Aim
Starting at the first line of the data, please print exactly those lines through the one that holds "32.4, 35.4, 34.5];", omitting every picture.

* START Stored data *

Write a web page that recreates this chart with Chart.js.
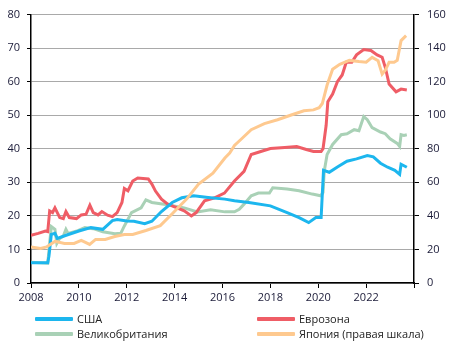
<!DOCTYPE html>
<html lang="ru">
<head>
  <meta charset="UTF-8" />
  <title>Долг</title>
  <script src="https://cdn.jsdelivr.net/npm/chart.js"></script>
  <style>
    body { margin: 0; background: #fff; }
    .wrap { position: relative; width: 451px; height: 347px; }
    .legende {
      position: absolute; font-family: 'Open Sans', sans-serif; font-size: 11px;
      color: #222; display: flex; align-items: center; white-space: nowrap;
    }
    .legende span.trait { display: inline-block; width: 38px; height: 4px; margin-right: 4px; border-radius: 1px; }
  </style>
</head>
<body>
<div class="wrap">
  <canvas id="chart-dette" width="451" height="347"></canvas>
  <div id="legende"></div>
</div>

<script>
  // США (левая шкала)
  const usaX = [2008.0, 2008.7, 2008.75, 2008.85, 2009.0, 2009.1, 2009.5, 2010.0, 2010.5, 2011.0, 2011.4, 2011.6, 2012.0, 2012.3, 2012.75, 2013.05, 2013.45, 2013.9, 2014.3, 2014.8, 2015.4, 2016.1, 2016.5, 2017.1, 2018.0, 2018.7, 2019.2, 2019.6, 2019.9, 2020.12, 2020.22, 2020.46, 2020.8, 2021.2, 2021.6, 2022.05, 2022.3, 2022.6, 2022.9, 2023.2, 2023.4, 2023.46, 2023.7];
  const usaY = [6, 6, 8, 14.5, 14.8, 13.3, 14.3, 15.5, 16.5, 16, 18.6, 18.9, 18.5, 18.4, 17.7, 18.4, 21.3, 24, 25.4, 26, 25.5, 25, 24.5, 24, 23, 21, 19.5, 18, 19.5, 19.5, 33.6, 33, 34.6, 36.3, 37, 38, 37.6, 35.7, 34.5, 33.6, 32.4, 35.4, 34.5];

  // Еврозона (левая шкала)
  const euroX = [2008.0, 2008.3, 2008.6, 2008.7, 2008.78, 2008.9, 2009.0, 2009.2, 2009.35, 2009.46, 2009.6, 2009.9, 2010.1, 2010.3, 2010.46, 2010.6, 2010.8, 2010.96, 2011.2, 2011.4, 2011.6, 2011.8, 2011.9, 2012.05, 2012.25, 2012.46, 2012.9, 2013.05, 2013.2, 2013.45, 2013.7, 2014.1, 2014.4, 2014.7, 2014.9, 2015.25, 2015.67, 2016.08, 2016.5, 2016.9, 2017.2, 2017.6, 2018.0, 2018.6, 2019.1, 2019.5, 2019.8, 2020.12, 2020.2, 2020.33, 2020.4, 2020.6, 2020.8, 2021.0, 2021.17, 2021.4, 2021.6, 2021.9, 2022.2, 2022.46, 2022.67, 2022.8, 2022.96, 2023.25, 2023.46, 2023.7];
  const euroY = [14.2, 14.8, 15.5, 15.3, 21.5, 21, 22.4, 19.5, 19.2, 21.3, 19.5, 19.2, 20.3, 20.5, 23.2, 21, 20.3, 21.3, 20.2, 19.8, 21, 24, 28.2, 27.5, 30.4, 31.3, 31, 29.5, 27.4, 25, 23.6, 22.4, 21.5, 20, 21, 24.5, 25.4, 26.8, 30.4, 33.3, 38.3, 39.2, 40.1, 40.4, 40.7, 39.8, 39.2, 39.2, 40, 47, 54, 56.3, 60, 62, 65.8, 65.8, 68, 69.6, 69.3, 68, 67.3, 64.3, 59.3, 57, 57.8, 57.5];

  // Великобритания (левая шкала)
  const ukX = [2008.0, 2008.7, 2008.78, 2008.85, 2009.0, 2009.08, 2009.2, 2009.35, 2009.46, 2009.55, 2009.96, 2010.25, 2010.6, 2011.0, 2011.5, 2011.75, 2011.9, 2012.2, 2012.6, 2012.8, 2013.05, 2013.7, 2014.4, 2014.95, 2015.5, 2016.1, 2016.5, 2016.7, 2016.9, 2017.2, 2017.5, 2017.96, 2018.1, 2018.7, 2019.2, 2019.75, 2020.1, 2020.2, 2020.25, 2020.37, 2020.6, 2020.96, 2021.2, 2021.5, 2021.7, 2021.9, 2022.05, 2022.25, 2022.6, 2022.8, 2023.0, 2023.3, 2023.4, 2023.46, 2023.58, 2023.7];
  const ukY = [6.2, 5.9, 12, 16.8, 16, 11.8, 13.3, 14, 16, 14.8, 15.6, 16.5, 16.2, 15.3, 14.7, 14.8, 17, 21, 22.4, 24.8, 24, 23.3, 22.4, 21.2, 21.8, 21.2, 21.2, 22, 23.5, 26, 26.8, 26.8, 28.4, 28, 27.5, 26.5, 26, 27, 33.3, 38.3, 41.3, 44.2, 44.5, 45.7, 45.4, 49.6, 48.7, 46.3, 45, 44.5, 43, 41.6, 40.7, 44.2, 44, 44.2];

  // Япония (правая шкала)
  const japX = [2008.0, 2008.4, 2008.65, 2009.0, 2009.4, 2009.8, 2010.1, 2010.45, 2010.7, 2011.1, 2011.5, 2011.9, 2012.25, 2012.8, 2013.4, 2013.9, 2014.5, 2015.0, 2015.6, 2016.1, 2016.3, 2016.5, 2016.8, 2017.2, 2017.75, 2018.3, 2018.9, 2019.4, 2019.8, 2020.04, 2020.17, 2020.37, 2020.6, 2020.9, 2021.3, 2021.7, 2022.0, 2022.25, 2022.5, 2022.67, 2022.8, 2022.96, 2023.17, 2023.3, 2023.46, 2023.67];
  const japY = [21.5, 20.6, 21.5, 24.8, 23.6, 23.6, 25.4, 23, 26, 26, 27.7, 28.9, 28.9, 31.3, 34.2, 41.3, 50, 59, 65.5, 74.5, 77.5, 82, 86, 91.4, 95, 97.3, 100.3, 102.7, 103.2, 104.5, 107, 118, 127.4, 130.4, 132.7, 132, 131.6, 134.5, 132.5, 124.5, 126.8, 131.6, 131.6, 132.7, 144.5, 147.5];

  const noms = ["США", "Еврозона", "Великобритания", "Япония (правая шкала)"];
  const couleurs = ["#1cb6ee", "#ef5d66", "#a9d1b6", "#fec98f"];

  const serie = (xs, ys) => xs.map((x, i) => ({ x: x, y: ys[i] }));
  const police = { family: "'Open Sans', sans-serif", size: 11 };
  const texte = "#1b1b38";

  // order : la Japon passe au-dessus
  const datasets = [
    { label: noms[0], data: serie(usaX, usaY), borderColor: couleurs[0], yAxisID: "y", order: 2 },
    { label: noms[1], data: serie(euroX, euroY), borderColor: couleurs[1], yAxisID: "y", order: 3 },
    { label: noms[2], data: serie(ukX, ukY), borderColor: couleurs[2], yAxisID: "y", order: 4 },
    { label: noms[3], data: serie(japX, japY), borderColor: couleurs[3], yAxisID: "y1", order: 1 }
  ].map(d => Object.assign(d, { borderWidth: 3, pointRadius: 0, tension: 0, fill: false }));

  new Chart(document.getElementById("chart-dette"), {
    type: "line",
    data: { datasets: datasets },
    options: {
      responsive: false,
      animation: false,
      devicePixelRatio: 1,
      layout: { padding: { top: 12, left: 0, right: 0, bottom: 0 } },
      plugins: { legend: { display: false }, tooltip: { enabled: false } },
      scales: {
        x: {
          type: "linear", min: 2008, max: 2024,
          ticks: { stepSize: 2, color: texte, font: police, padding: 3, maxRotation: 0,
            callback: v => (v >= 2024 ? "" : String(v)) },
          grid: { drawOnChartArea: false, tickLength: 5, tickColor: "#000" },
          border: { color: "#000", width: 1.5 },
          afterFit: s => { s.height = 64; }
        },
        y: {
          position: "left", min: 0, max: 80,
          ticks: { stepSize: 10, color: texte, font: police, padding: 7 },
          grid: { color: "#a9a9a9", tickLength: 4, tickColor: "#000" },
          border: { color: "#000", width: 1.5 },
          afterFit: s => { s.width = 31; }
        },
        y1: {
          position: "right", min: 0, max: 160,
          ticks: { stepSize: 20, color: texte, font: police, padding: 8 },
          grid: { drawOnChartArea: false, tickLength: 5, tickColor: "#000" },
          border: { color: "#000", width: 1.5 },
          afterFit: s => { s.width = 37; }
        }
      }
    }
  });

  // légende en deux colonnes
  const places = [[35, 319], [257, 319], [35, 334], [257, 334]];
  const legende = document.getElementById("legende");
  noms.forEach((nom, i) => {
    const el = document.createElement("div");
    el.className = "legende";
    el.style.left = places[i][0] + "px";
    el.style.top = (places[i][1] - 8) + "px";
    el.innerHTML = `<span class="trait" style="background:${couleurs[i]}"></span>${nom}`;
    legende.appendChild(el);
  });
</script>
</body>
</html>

* END Stored data *

Solution
Write a web page that recreates this chart with Chart.js.
<!DOCTYPE html>
<html lang="ru">
<head>
  <meta charset="UTF-8" />
  <title>Долг</title>
  <script src="https://cdn.jsdelivr.net/npm/chart.js"></script>
  <style>
    body { margin: 0; background: #fff; }
    .wrap { position: relative; width: 451px; height: 347px; }
    .legende {
      position: absolute; font-family: 'Open Sans', sans-serif; font-size: 11px;
      color: #222; display: flex; align-items: center; white-space: nowrap;
    }
    .legende span.trait { display: inline-block; width: 38px; height: 4px; margin-right: 4px; border-radius: 1px; }
  </style>
</head>
<body>
<div class="wrap">
  <canvas id="chart-dette" width="451" height="347"></canvas>
  <div id="legende"></div>
</div>

<script>
  // США (левая шкала)
  const usaX = [2008.0, 2008.7, 2008.75, 2008.85, 2009.0, 2009.1, 2009.5, 2010.0, 2010.5, 2011.0, 2011.4, 2011.6, 2012.0, 2012.3, 2012.75, 2013.05, 2013.45, 2013.9, 2014.3, 2014.8, 2015.4, 2016.1, 2016.5, 2017.1, 2018.0, 2018.7, 2019.2, 2019.6, 2019.9, 2020.12, 2020.22, 2020.46, 2020.8, 2021.2, 2021.6, 2022.05, 2022.3, 2022.6, 2022.9, 2023.2, 2023.4, 2023.46, 2023.7];
  const usaY = [6, 6, 8, 14.5, 14.8, 13.3, 14.3, 15.5, 16.5, 16, 18.6, 18.9, 18.5, 18.4, 17.7, 18.4, 21.3, 24, 25.4, 26, 25.5, 25, 24.5, 24, 23, 21, 19.5, 18, 19.5, 19.5, 33.6, 33, 34.6, 36.3, 37, 38, 37.6, 35.7, 34.5, 33.6, 32.4, 35.4, 34.5];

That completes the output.